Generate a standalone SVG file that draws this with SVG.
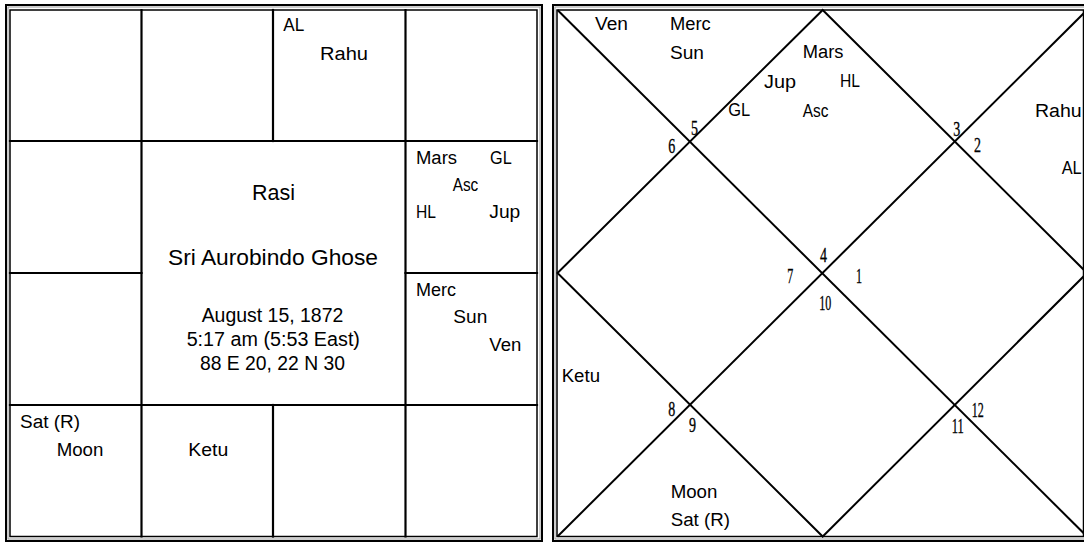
<svg xmlns="http://www.w3.org/2000/svg" width="1084" height="543" viewBox="0 0 1084 543">
<style>
.bg{fill:#fff}
.fo{fill:none;stroke:#000;stroke-width:2}
.fg{fill:none;stroke:#9a9a9a;stroke-width:1}
.fi{fill:none;stroke:#000;stroke-width:1.5}
.ln{fill:none;stroke:#000;stroke-width:2.2;stroke-linecap:square}
.dg{fill:none;stroke:#000;stroke-width:2}
.l{font-family:"Liberation Sans",Arial,sans-serif;font-size:18px;fill:#000}
.t{font-family:"Liberation Sans",Arial,sans-serif;font-size:22px;fill:#000;text-anchor:middle}
.d{font-family:"Liberation Sans",Arial,sans-serif;font-size:19.5px;fill:#000;text-anchor:middle}
.n{font-family:"Liberation Serif","Times New Roman",serif;font-size:21.5px;fill:#000;stroke:#000;stroke-width:0.35}
</style>
<rect class="bg" x="0" y="0" width="1084" height="543"/>

<!-- LEFT CHART (South Indian Rasi) -->
<g id="rasi-frame">
  <rect class="fo" x="6" y="5" width="536" height="536"/>
  <rect class="fg" x="8" y="7" width="532" height="532"/>
  <rect class="fi" x="10" y="10" width="527" height="526.5"/>
</g>
<g id="rasi-grid">
  <line class="ln" x1="141.5" y1="10" x2="141.5" y2="536.5"/>
  <line class="ln" x1="405.5" y1="10" x2="405.5" y2="536.5"/>
  <line class="ln" x1="10" y1="141" x2="537" y2="141"/>
  <line class="ln" x1="10" y1="405" x2="537" y2="405"/>
  <line class="ln" x1="273" y1="10" x2="273" y2="141"/>
  <line class="ln" x1="273" y1="405" x2="273" y2="536.5"/>
  <line class="ln" x1="10" y1="273" x2="141.5" y2="273"/>
  <line class="ln" x1="405.5" y1="273" x2="537" y2="273"/>
</g>
<g id="rasi-taurus">
  <text class="l" x="283.3" y="31" textLength="21" lengthAdjust="spacingAndGlyphs">AL</text>
  <text class="l" x="320" y="59.5" textLength="48" lengthAdjust="spacingAndGlyphs">Rahu</text>
</g>
<g id="rasi-cancer">
  <text class="l" x="416" y="163.5" textLength="41" lengthAdjust="spacingAndGlyphs">Mars</text>
  <text class="l" x="490" y="163.5" textLength="21.7" lengthAdjust="spacingAndGlyphs">GL</text>
  <text class="l" x="452.7" y="191" textLength="25.6" lengthAdjust="spacingAndGlyphs">Asc</text>
  <text class="l" x="416" y="218" textLength="20" lengthAdjust="spacingAndGlyphs">HL</text>
  <text class="l" x="489.3" y="218" textLength="31" lengthAdjust="spacingAndGlyphs">Jup</text>
</g>
<g id="rasi-leo">
  <text class="l" x="416" y="295.7" textLength="40" lengthAdjust="spacingAndGlyphs">Merc</text>
  <text class="l" x="453.3" y="323.3" textLength="34" lengthAdjust="spacingAndGlyphs">Sun</text>
  <text class="l" x="489.3" y="350.7" textLength="32" lengthAdjust="spacingAndGlyphs">Ven</text>
</g>
<g id="rasi-aquarius">
  <text class="l" x="20" y="427.7" textLength="60" lengthAdjust="spacingAndGlyphs">Sat (R)</text>
  <text class="l" x="56.7" y="455.7" textLength="46.7" lengthAdjust="spacingAndGlyphs">Moon</text>
</g>
<g id="rasi-capricorn">
  <text class="l" x="188.3" y="455.7" textLength="40" lengthAdjust="spacingAndGlyphs">Ketu</text>
</g>
<g id="rasi-center">
  <text class="t" x="273.5" y="200" textLength="43" lengthAdjust="spacingAndGlyphs">Rasi</text>
  <text class="t" x="273" y="265" textLength="210" lengthAdjust="spacingAndGlyphs">Sri Aurobindo Ghose</text>
  <text class="d" x="272.5" y="322" textLength="141.7" lengthAdjust="spacingAndGlyphs">August 15, 1872</text>
  <text class="d" x="273.3" y="346" textLength="173.3" lengthAdjust="spacingAndGlyphs">5:17 am (5:53 East)</text>
  <text class="d" x="272.5" y="369.5" textLength="145" lengthAdjust="spacingAndGlyphs">88 E 20, 22 N 30</text>
</g>

<!-- RIGHT CHART (North Indian) -->
<g id="bhava-frame">
  <rect class="fo" x="553" y="5" width="540" height="536"/>
  <rect class="fg" x="555" y="7" width="536" height="532"/>
  <rect class="fi" x="557" y="10" width="526.5" height="526.5"/>
</g>
<g id="connectors">
  <line class="dg" x1="557.5" y1="10" x2="1087" y2="536.5"/>
  <line class="dg" x1="1087" y1="10" x2="557.5" y2="536.5"/>
  <polygon class="dg" points="822.7,10 1087,273 822.7,536.5 557.5,273"/>
</g>
<g id="house-1"><text class="n" x="856" y="283" textLength="6" lengthAdjust="spacingAndGlyphs">1</text></g>
<g id="house-2">
  <text class="n" x="974" y="152" textLength="7" lengthAdjust="spacingAndGlyphs">2</text>
  <text class="l" x="1035" y="116.7" textLength="46.7" lengthAdjust="spacingAndGlyphs">Rahu</text>
  <text class="l" x="1061.7" y="174" textLength="20" lengthAdjust="spacingAndGlyphs">AL</text>
</g>
<g id="house-3"><text class="n" x="953.3" y="136" textLength="7" lengthAdjust="spacingAndGlyphs">3</text></g>
<g id="house-4">
  <text class="n" x="820" y="262" textLength="7" lengthAdjust="spacingAndGlyphs">4</text>
  <text class="l" x="802.7" y="58" textLength="40.7" lengthAdjust="spacingAndGlyphs">Mars</text>
  <text class="l" x="764" y="87.5" textLength="32" lengthAdjust="spacingAndGlyphs">Jup</text>
  <text class="l" x="840" y="87" textLength="20" lengthAdjust="spacingAndGlyphs">HL</text>
  <text class="l" x="728.3" y="116.3" textLength="22" lengthAdjust="spacingAndGlyphs">GL</text>
  <text class="l" x="802.7" y="116.7" textLength="25.7" lengthAdjust="spacingAndGlyphs">Asc</text>
</g>
<g id="house-5">
  <text class="n" x="691" y="135" textLength="7" lengthAdjust="spacingAndGlyphs">5</text>
  <text class="l" x="670" y="30" textLength="40.7" lengthAdjust="spacingAndGlyphs">Merc</text>
  <text class="l" x="670" y="59" textLength="34" lengthAdjust="spacingAndGlyphs">Sun</text>
</g>
<g id="house-6">
  <text class="n" x="668.3" y="153" textLength="7" lengthAdjust="spacingAndGlyphs">6</text>
  <text class="l" x="595" y="30" textLength="33" lengthAdjust="spacingAndGlyphs">Ven</text>
</g>
<g id="house-7"><text class="n" x="787.3" y="283" textLength="6" lengthAdjust="spacingAndGlyphs">7</text></g>
<g id="house-8">
  <text class="n" x="668.3" y="416" textLength="7" lengthAdjust="spacingAndGlyphs">8</text>
  <text class="l" x="561.7" y="381.7" textLength="38.3" lengthAdjust="spacingAndGlyphs">Ketu</text>
</g>
<g id="house-9">
  <text class="n" x="689" y="432" textLength="7" lengthAdjust="spacingAndGlyphs">9</text>
  <text class="l" x="670.7" y="498.3" textLength="46.7" lengthAdjust="spacingAndGlyphs">Moon</text>
  <text class="l" x="670.7" y="526" textLength="59.3" lengthAdjust="spacingAndGlyphs">Sat (R)</text>
</g>
<g id="house-10"><text class="n" x="819.3" y="310" textLength="12" lengthAdjust="spacingAndGlyphs">10</text></g>
<g id="house-11"><text class="n" x="951.7" y="433" textLength="12" lengthAdjust="spacingAndGlyphs">11</text></g>
<g id="house-12"><text class="n" x="971.7" y="417" textLength="12" lengthAdjust="spacingAndGlyphs">12</text></g>
</svg>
· · · · ·
Restate the whole listing above exactly, except for its images.

§ **Exercise output**:
Generate a standalone SVG file that draws this with SVG.
<svg xmlns="http://www.w3.org/2000/svg" width="1084" height="543" viewBox="0 0 1084 543">
<style>
.bg{fill:#fff}
.fo{fill:none;stroke:#000;stroke-width:2}
.fg{fill:none;stroke:#9a9a9a;stroke-width:1}
.fi{fill:none;stroke:#000;stroke-width:1.5}
.ln{fill:none;stroke:#000;stroke-width:2.2;stroke-linecap:square}
.dg{fill:none;stroke:#000;stroke-width:2}
.l{font-family:"Liberation Sans",Arial,sans-serif;font-size:18px;fill:#000}
.t{font-family:"Liberation Sans",Arial,sans-serif;font-size:22px;fill:#000;text-anchor:middle}
.d{font-family:"Liberation Sans",Arial,sans-serif;font-size:19.5px;fill:#000;text-anchor:middle}
.n{font-family:"Liberation Serif","Times New Roman",serif;font-size:21.5px;fill:#000;stroke:#000;stroke-width:0.35}
</style>
<rect class="bg" x="0" y="0" width="1084" height="543"/>

<!-- LEFT CHART (South Indian Rasi) -->
<g id="rasi-frame">
  <rect class="fo" x="6" y="5" width="536" height="536"/>
  <rect class="fg" x="8" y="7" width="532" height="532"/>
  <rect class="fi" x="10" y="10" width="527" height="526.5"/>
</g>
<g id="rasi-grid">
  <line class="ln" x1="141.5" y1="10" x2="141.5" y2="536.5"/>
  <line class="ln" x1="405.5" y1="10" x2="405.5" y2="536.5"/>
  <line class="ln" x1="10" y1="141" x2="537" y2="141"/>
  <line class="ln" x1="10" y1="405" x2="537" y2="405"/>
  <line class="ln" x1="273" y1="10" x2="273" y2="141"/>
  <line class="ln" x1="273" y1="405" x2="273" y2="536.5"/>
  <line class="ln" x1="10" y1="273" x2="141.5" y2="273"/>
  <line class="ln" x1="405.5" y1="273" x2="537" y2="273"/>
</g>
<g id="rasi-taurus">
  <text class="l" x="283.3" y="31" textLength="21" lengthAdjust="spacingAndGlyphs">AL</text>
  <text class="l" x="320" y="59.5" textLength="48" lengthAdjust="spacingAndGlyphs">Rahu</text>
</g>
<g id="rasi-cancer">
  <text class="l" x="416" y="163.5" textLength="41" lengthAdjust="spacingAndGlyphs">Mars</text>
  <text class="l" x="490" y="163.5" textLength="21.7" lengthAdjust="spacingAndGlyphs">GL</text>
  <text class="l" x="452.7" y="191" textLength="25.6" lengthAdjust="spacingAndGlyphs">Asc</text>
  <text class="l" x="416" y="218" textLength="20" lengthAdjust="spacingAndGlyphs">HL</text>
  <text class="l" x="489.3" y="218" textLength="31" lengthAdjust="spacingAndGlyphs">Jup</text>
</g>
<g id="rasi-leo">
  <text class="l" x="416" y="295.7" textLength="40" lengthAdjust="spacingAndGlyphs">Merc</text>
  <text class="l" x="453.3" y="323.3" textLength="34" lengthAdjust="spacingAndGlyphs">Sun</text>
  <text class="l" x="489.3" y="350.7" textLength="32" lengthAdjust="spacingAndGlyphs">Ven</text>
</g>
<g id="rasi-aquarius">
  <text class="l" x="20" y="427.7" textLength="60" lengthAdjust="spacingAndGlyphs">Sat (R)</text>
  <text class="l" x="56.7" y="455.7" textLength="46.7" lengthAdjust="spacingAndGlyphs">Moon</text>
</g>
<g id="rasi-capricorn">
  <text class="l" x="188.3" y="455.7" textLength="40" lengthAdjust="spacingAndGlyphs">Ketu</text>
</g>
<g id="rasi-center">
  <text class="t" x="273.5" y="200" textLength="43" lengthAdjust="spacingAndGlyphs">Rasi</text>
  <text class="t" x="273" y="265" textLength="210" lengthAdjust="spacingAndGlyphs">Sri Aurobindo Ghose</text>
  <text class="d" x="272.5" y="322" textLength="141.7" lengthAdjust="spacingAndGlyphs">August 15, 1872</text>
  <text class="d" x="273.3" y="346" textLength="173.3" lengthAdjust="spacingAndGlyphs">5:17 am (5:53 East)</text>
  <text class="d" x="272.5" y="369.5" textLength="145" lengthAdjust="spacingAndGlyphs">88 E 20, 22 N 30</text>
</g>

<!-- RIGHT CHART (North Indian) -->
<g id="bhava-frame">
  <rect class="fo" x="553" y="5" width="540" height="536"/>
  <rect class="fg" x="555" y="7" width="536" height="532"/>
  <rect class="fi" x="557" y="10" width="526.5" height="526.5"/>
</g>
<g id="connectors">
  <line class="dg" x1="557.5" y1="10" x2="1087" y2="536.5"/>
  <line class="dg" x1="1087" y1="10" x2="557.5" y2="536.5"/>
  <polygon class="dg" points="822.7,10 1087,273 822.7,536.5 557.5,273"/>
</g>
<g id="house-1"><text class="n" x="856" y="283" textLength="6" lengthAdjust="spacingAndGlyphs">1</text></g>
<g id="house-2">
  <text class="n" x="974" y="152" textLength="7" lengthAdjust="spacingAndGlyphs">2</text>
  <text class="l" x="1035" y="116.7" textLength="46.7" lengthAdjust="spacingAndGlyphs">Rahu</text>
  <text class="l" x="1061.7" y="174" textLength="20" lengthAdjust="spacingAndGlyphs">AL</text>
</g>
<g id="house-3"><text class="n" x="953.3" y="136" textLength="7" lengthAdjust="spacingAndGlyphs">3</text></g>
<g id="house-4">
  <text class="n" x="820" y="262" textLength="7" lengthAdjust="spacingAndGlyphs">4</text>
  <text class="l" x="802.7" y="58" textLength="40.7" lengthAdjust="spacingAndGlyphs">Mars</text>
  <text class="l" x="764" y="87.5" textLength="32" lengthAdjust="spacingAndGlyphs">Jup</text>
  <text class="l" x="840" y="87" textLength="20" lengthAdjust="spacingAndGlyphs">HL</text>
  <text class="l" x="728.3" y="116.3" textLength="22" lengthAdjust="spacingAndGlyphs">GL</text>
  <text class="l" x="802.7" y="116.7" textLength="25.7" lengthAdjust="spacingAndGlyphs">Asc</text>
</g>
<g id="house-5">
  <text class="n" x="691" y="135" textLength="7" lengthAdjust="spacingAndGlyphs">5</text>
  <text class="l" x="670" y="30" textLength="40.7" lengthAdjust="spacingAndGlyphs">Merc</text>
  <text class="l" x="670" y="59" textLength="34" lengthAdjust="spacingAndGlyphs">Sun</text>
</g>
<g id="house-6">
  <text class="n" x="668.3" y="153" textLength="7" lengthAdjust="spacingAndGlyphs">6</text>
  <text class="l" x="595" y="30" textLength="33" lengthAdjust="spacingAndGlyphs">Ven</text>
</g>
<g id="house-7"><text class="n" x="787.3" y="283" textLength="6" lengthAdjust="spacingAndGlyphs">7</text></g>
<g id="house-8">
  <text class="n" x="668.3" y="416" textLength="7" lengthAdjust="spacingAndGlyphs">8</text>
  <text class="l" x="561.7" y="381.7" textLength="38.3" lengthAdjust="spacingAndGlyphs">Ketu</text>
</g>
<g id="house-9">
  <text class="n" x="689" y="432" textLength="7" lengthAdjust="spacingAndGlyphs">9</text>
  <text class="l" x="670.7" y="498.3" textLength="46.7" lengthAdjust="spacingAndGlyphs">Moon</text>
  <text class="l" x="670.7" y="526" textLength="59.3" lengthAdjust="spacingAndGlyphs">Sat (R)</text>
</g>
<g id="house-10"><text class="n" x="819.3" y="310" textLength="12" lengthAdjust="spacingAndGlyphs">10</text></g>
<g id="house-11"><text class="n" x="951.7" y="433" textLength="12" lengthAdjust="spacingAndGlyphs">11</text></g>
<g id="house-12"><text class="n" x="971.7" y="417" textLength="12" lengthAdjust="spacingAndGlyphs">12</text></g>
</svg>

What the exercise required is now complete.